**Request:** Restate the whole of the material. Keep every word, and drop the pictures.

**Dataset content:**
★ ★ ★

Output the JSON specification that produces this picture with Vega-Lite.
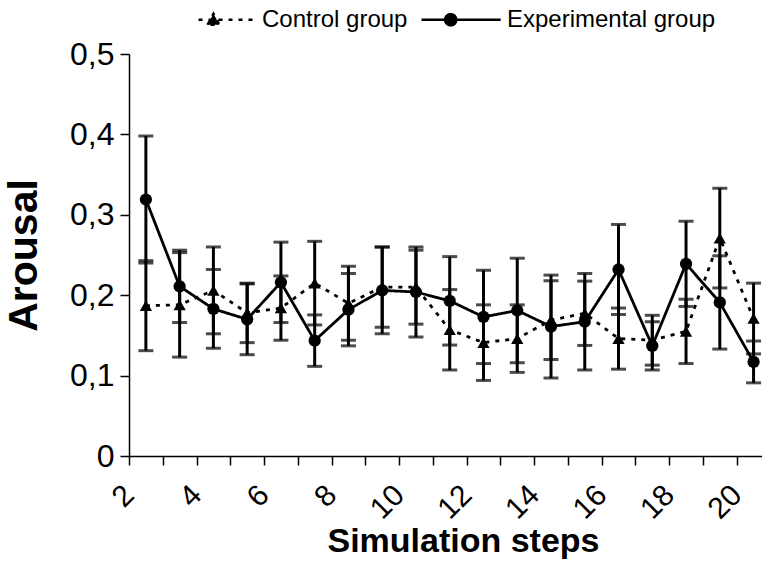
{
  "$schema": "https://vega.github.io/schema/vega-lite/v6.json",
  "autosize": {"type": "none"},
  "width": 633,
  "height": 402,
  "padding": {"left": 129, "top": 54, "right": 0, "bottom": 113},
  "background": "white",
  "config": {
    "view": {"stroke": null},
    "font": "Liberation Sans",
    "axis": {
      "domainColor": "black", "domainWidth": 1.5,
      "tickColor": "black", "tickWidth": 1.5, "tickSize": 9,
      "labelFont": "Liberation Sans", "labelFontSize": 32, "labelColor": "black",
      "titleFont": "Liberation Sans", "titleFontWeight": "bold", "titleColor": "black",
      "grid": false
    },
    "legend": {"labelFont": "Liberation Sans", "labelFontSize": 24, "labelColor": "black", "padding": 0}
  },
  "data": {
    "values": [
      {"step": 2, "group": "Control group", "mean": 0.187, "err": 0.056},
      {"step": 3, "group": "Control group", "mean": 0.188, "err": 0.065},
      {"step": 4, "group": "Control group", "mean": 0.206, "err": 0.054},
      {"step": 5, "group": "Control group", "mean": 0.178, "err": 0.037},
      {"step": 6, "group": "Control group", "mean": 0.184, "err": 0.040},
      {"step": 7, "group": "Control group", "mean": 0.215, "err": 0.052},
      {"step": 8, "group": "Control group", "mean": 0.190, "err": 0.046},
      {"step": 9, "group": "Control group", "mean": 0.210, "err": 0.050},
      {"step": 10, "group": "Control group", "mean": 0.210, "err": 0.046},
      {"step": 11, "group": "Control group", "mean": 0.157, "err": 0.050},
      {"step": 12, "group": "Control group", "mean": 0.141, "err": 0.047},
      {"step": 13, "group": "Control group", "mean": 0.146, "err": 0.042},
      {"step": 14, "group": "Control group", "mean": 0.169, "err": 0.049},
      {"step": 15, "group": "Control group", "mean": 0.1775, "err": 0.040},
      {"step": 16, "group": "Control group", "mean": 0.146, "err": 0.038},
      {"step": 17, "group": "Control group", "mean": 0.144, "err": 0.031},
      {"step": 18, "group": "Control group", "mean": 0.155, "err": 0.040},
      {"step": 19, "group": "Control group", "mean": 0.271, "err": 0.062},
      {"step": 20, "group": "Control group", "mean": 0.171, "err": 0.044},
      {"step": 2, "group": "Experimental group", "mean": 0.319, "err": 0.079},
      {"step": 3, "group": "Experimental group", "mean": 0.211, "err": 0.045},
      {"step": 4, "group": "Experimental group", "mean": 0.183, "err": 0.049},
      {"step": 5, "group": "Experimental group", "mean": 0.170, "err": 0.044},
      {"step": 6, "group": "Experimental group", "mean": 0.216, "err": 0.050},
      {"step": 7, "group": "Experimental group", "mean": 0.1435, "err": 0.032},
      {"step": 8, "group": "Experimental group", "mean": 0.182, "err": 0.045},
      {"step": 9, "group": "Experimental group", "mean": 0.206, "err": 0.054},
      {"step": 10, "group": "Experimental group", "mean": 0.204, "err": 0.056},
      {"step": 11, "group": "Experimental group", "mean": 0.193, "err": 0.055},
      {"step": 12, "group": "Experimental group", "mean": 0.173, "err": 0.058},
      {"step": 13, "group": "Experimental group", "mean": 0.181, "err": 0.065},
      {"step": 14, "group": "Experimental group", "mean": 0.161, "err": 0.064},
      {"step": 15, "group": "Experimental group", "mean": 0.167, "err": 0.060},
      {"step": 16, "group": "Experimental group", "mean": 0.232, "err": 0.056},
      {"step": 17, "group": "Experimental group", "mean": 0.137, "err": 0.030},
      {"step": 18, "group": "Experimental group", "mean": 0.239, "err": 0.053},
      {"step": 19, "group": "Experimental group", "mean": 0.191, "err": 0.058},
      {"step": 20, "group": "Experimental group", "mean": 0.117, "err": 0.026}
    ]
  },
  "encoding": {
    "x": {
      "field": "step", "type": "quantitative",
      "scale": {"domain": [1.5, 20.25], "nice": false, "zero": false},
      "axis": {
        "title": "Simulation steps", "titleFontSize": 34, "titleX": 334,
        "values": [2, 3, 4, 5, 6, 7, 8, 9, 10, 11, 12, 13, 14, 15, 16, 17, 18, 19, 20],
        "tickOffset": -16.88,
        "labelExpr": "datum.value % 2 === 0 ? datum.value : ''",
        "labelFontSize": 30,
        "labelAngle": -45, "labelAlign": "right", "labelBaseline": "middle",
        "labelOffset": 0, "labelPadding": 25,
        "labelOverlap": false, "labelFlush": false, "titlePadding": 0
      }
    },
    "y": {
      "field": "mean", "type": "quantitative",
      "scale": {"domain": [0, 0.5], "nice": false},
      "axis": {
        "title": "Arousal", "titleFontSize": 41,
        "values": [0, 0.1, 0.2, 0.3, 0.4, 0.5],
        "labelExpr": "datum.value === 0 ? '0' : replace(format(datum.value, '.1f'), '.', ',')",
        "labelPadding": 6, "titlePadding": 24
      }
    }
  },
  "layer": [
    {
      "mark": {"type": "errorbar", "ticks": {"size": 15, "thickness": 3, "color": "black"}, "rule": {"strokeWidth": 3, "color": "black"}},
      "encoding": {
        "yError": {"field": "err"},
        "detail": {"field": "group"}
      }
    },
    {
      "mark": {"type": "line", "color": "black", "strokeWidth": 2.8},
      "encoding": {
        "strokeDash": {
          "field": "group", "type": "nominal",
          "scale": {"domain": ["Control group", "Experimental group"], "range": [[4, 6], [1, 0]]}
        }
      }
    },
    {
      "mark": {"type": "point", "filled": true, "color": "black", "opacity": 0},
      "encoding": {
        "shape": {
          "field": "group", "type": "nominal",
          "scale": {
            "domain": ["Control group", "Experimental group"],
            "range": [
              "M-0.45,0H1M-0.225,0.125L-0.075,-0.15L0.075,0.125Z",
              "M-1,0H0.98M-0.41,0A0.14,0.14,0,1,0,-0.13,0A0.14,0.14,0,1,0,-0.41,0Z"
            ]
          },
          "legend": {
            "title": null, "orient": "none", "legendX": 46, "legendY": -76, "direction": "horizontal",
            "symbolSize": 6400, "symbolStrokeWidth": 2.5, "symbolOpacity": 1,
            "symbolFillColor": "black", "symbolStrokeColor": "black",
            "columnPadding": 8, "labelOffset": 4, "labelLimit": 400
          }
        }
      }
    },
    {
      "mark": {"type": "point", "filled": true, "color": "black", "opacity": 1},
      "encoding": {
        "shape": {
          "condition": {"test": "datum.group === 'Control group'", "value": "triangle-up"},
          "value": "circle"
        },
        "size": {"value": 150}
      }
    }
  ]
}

★ ★ ★

**Answer to this task:**
Output the JSON specification that produces this picture with Vega-Lite.
{
  "$schema": "https://vega.github.io/schema/vega-lite/v6.json",
  "autosize": {"type": "none"},
  "width": 633,
  "height": 402,
  "padding": {"left": 129, "top": 54, "right": 0, "bottom": 113},
  "background": "white",
  "config": {
    "view": {"stroke": null},
    "font": "Liberation Sans",
    "axis": {
      "domainColor": "black", "domainWidth": 1.5,
      "tickColor": "black", "tickWidth": 1.5, "tickSize": 9,
      "labelFont": "Liberation Sans", "labelFontSize": 32, "labelColor": "black",
      "titleFont": "Liberation Sans", "titleFontWeight": "bold", "titleColor": "black",
      "grid": false
    },
    "legend": {"labelFont": "Liberation Sans", "labelFontSize": 24, "labelColor": "black", "padding": 0}
  },
  "data": {
    "values": [
      {"step": 2, "group": "Control group", "mean": 0.187, "err": 0.056},
      {"step": 3, "group": "Control group", "mean": 0.188, "err": 0.065},
      {"step": 4, "group": "Control group", "mean": 0.206, "err": 0.054},
      {"step": 5, "group": "Control group", "mean": 0.178, "err": 0.037},
      {"step": 6, "group": "Control group", "mean": 0.184, "err": 0.040},
      {"step": 7, "group": "Control group", "mean": 0.215, "err": 0.052},
      {"step": 8, "group": "Control group", "mean": 0.190, "err": 0.046},
      {"step": 9, "group": "Control group", "mean": 0.210, "err": 0.050},
      {"step": 10, "group": "Control group", "mean": 0.210, "err": 0.046},
      {"step": 11, "group": "Control group", "mean": 0.157, "err": 0.050},
      {"step": 12, "group": "Control group", "mean": 0.141, "err": 0.047},
      {"step": 13, "group": "Control group", "mean": 0.146, "err": 0.042},
      {"step": 14, "group": "Control group", "mean": 0.169, "err": 0.049},
      {"step": 15, "group": "Control group", "mean": 0.1775, "err": 0.040},
      {"step": 16, "group": "Control group", "mean": 0.146, "err": 0.038},
      {"step": 17, "group": "Control group", "mean": 0.144, "err": 0.031},
      {"step": 18, "group": "Control group", "mean": 0.155, "err": 0.040},
      {"step": 19, "group": "Control group", "mean": 0.271, "err": 0.062},
      {"step": 20, "group": "Control group", "mean": 0.171, "err": 0.044},
      {"step": 2, "group": "Experimental group", "mean": 0.319, "err": 0.079},
      {"step": 3, "group": "Experimental group", "mean": 0.211, "err": 0.045},
      {"step": 4, "group": "Experimental group", "mean": 0.183, "err": 0.049},
      {"step": 5, "group": "Experimental group", "mean": 0.170, "err": 0.044},
      {"step": 6, "group": "Experimental group", "mean": 0.216, "err": 0.050},
      {"step": 7, "group": "Experimental group", "mean": 0.1435, "err": 0.032},
      {"step": 8, "group": "Experimental group", "mean": 0.182, "err": 0.045},
      {"step": 9, "group": "Experimental group", "mean": 0.206, "err": 0.054},
      {"step": 10, "group": "Experimental group", "mean": 0.204, "err": 0.056},
      {"step": 11, "group": "Experimental group", "mean": 0.193, "err": 0.055},
      {"step": 12, "group": "Experimental group", "mean": 0.173, "err": 0.058},
      {"step": 13, "group": "Experimental group", "mean": 0.181, "err": 0.065},
      {"step": 14, "group": "Experimental group", "mean": 0.161, "err": 0.064},
      {"step": 15, "group": "Experimental group", "mean": 0.167, "err": 0.060},
      {"step": 16, "group": "Experimental group", "mean": 0.232, "err": 0.056},
      {"step": 17, "group": "Experimental group", "mean": 0.137, "err": 0.030},
      {"step": 18, "group": "Experimental group", "mean": 0.239, "err": 0.053},
      {"step": 19, "group": "Experimental group", "mean": 0.191, "err": 0.058},
      {"step": 20, "group": "Experimental group", "mean": 0.117, "err": 0.026}
    ]
  },
  "encoding": {
    "x": {
      "field": "step", "type": "quantitative",
      "scale": {"domain": [1.5, 20.25], "nice": false, "zero": false},
      "axis": {
        "title": "Simulation steps", "titleFontSize": 34, "titleX": 334,
        "values": [2, 3, 4, 5, 6, 7, 8, 9, 10, 11, 12, 13, 14, 15, 16, 17, 18, 19, 20],
        "tickOffset": -16.88,
        "labelExpr": "datum.value % 2 === 0 ? datum.value : ''",
        "labelFontSize": 30,
        "labelAngle": -45, "labelAlign": "right", "labelBaseline": "middle",
        "labelOffset": 0, "labelPadding": 25,
        "labelOverlap": false, "labelFlush": false, "titlePadding": 0
      }
    },
    "y": {
      "field": "mean", "type": "quantitative",
      "scale": {"domain": [0, 0.5], "nice": false},
      "axis": {
        "title": "Arousal", "titleFontSize": 41,
        "values": [0, 0.1, 0.2, 0.3, 0.4, 0.5],
        "labelExpr": "datum.value === 0 ? '0' : replace(format(datum.value, '.1f'), '.', ',')",
        "labelPadding": 6, "titlePadding": 24
      }
    }
  },
  "layer": [
    {
      "mark": {"type": "errorbar", "ticks": {"size": 15, "thickness": 3, "color": "black"}, "rule": {"strokeWidth": 3, "color": "black"}},
      "encoding": {
        "yError": {"field": "err"},
        "detail": {"field": "group"}
      }
    },
    {
      "mark": {"type": "line", "color": "black", "strokeWidth": 2.8},
      "encoding": {
        "strokeDash": {
          "field": "group", "type": "nominal",
          "scale": {"domain": ["Control group", "Experimental group"], "range": [[4, 6], [1, 0]]}
        }
      }
    },
    {
      "mark": {"type": "point", "filled": true, "color": "black", "opacity": 0},
      "encoding": {
        "shape": {
          "field": "group", "type": "nominal",
          "scale": {
            "domain": ["Control group", "Experimental group"],
            "range": [
              "M-0.45,0H1M-0.225,0.125L-0.075,-0.15L0.075,0.125Z",
              "M-1,0H0.98M-0.41,0A0.14,0.14,0,1,0,-0.13,0A0.14,0.14,0,1,0,-0.41,0Z"
            ]
          },
          "legend": {
            "title": null, "orient": "none", "legendX": 46, "legendY": -76, "direction": "horizontal",
            "symbolSize": 6400, "symbolStrokeWidth": 2.5, "symbolOpacity": 1,
            "symbolFillColor": "black", "symbolStrokeColor": "black",
            "columnPadding": 8, "labelOffset": 4, "labelLimit": 400
          }
        }
      }
    },
    {
      "mark": {"type": "point", "filled": true, "color": "black", "opacity": 1},
      "encoding": {
        "shape": {
          "condition": {"test": "datum.group === 'Control group'", "value": "triangle-up"},
          "value": "circle"
        },
        "size": {"value": 150}
      }
    }
  ]
}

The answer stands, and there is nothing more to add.